"It's an unusual deal that works for both sides," Daniels said at Thursday's press conference to announce the new contract. "There are not many players that would have the options Elvis would have going into free agency, so we were willing to do some unusual things we don't normally do.
"We understand he wants to keep the right to be a free agent before he's 30. The point is he wants to be here, we want him to be here and this is what both sides are willing to do."
Andrus, 24, is signed for this season at $4.8 million and for 2014 for $6.475 million. At that point he would have been eligible for free agency, had he not agreed to the extension. Now he is signed at least through '18 at $15 million per season. At that point he can become a free agent, having just turned 30. He will have the same option after the '19 season. If he turns that down, he is signed with the Rangers through '22.
"It's a good clause … me and Scott talked about the future and where I'll be [six] years from now," Andrus said. "I'm getting better as a player, but I still want to be here for a long time. I'm not thinking about that."
Andrus said the No. 1 reason why he agreed to the extension is he wanted to stay in Texas and win a World Series here.
"It's everything. … I love to play here," Andrus said. "This is my family. I'm not going to rest and sleep until I get that World Series ring.
"As a player, I think of myself as a winner. If I don't get this city and community a ring, I won't sleep. We got so close. As a player, that's why you want to get better, prove to your teammates that you're a winner.
"I love Texas. They have treated me well. My family is in love with this city. I'm going to continue to fight to get the ring."
The extension also goes against much speculation that Boras was determined to take Andrus to free agency after the 2014 season. The reverse proved true. Boras, at Andrus' urging, proved quite amenable to working out a deal that could keep him in Texas for at least four extra years. But he also keeps Andrus in position to get one more mega-contract during his prime years if he is still playing at a high level.
"As we sat down and looked at things," Boras said, "it became clear to me and Elvis -- and I think to [Daniels] -- that we had some very workable and common thoughts that would allow us to reach an agreement. It was a very collaborative effort and one that worked out well for all sides."
The Rangers see Andrus as being a crucial part of the Rangers' success over the past four years, and to their future as well. He is a two-time All-Star and, at age 24, the Rangers see him getting better with each season.
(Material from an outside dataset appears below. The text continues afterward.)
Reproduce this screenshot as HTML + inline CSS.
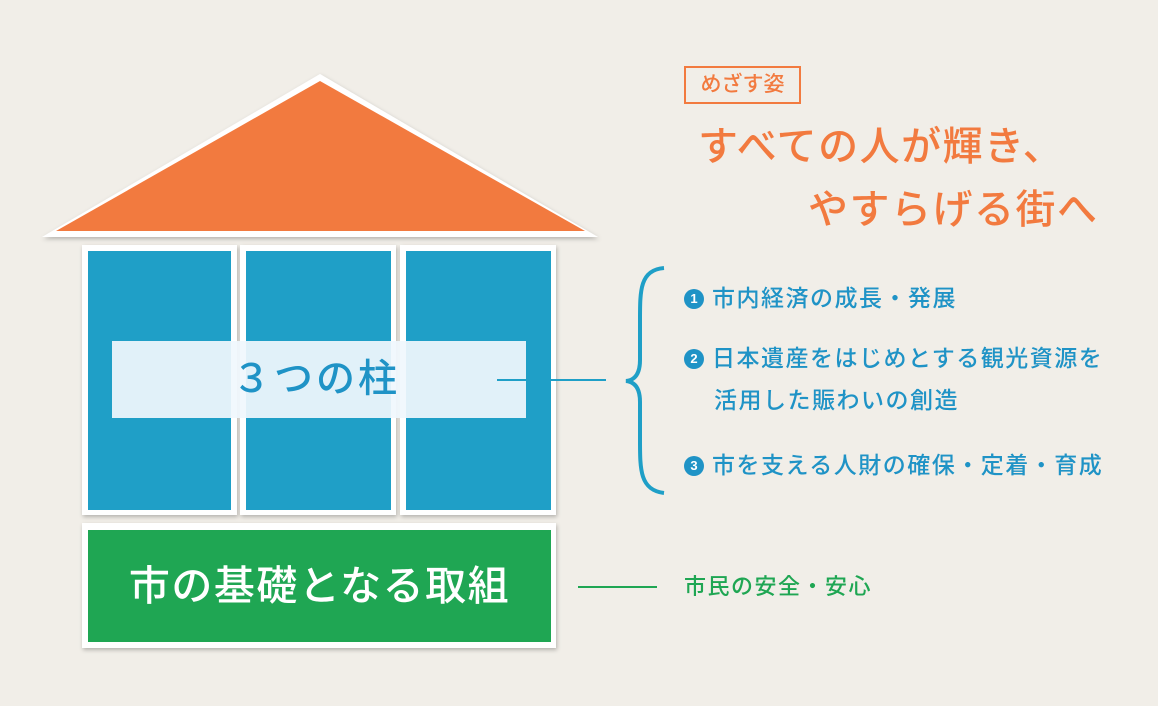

"When you go back and look at the key moments when we were building our club, one of the big ones was in 2009 when we made the decision to bring a young shortstop to the big leagues," Daniels said. "It was very consistent with what we wanted to be about -- a young team that played with an upbeat tempo and aggressive style. Elvis is the epitome of this team and what we're all about.
"He's a key part of our winning culture. We want to win the World Series and when we can retain guys who are in that prime, it lives up really well for us."
Boras also praised manager Ron Washington's work in helping develop Andrus as a front-line Major League shortstop. Washington has been the Rangers' manager for seven seasons, but he is also a highly-regarded infield instructor, and Andrus has been his No. 1 student for the past four years.
"It's really remarkable," Boras said. "You go back in baseball history and look at shortstops who have done what Elvis has done at his age and with this type of team -- it's a very small list. Usually it takes years of experience. But to have a PhD as a manager to help you do that … Wash has done an outstanding job."
"As a player, especially a young player, that's what you want," Andrus said. "You want, as soon as you make a mistake, to be that lucky to have somebody that wants to teach you, wants to make you get better, make you do the job that you're supposed to do. I always say I really appreciate that, I will never get mad at that. I always appreciate [Washington] personally and thank him for being there for me."
The Rangers now have their two middle infielders signed at least through 2017, as Ian Kinsler is in the first season of a five-year, $75 million contract extension signed last April. The Rangers also have one of the top prospects in baseball in Jurickson Profar, who is the starting shortstop at Triple- A Round Rock.
At some point, somebody is going to be traded or asked to switch positions, but the Rangers aren't in any rush to make that decision. Profar will likely spend this season at Triple- A unless there is an injury, and then the Rangers will re-evaluate their situation. Profar called and congratulated Andrus on Thursday.
"We've got some options," Daniels said. "The other thing we've got is we've got some time. Our focus right now is on the big league season and, at the Minor League level, preparing those guys for taking that next step.
"We've got some time, we're not going to rush into anything. Right now, we're just excited to have Elvis, and we know he's a big part of the core going forward."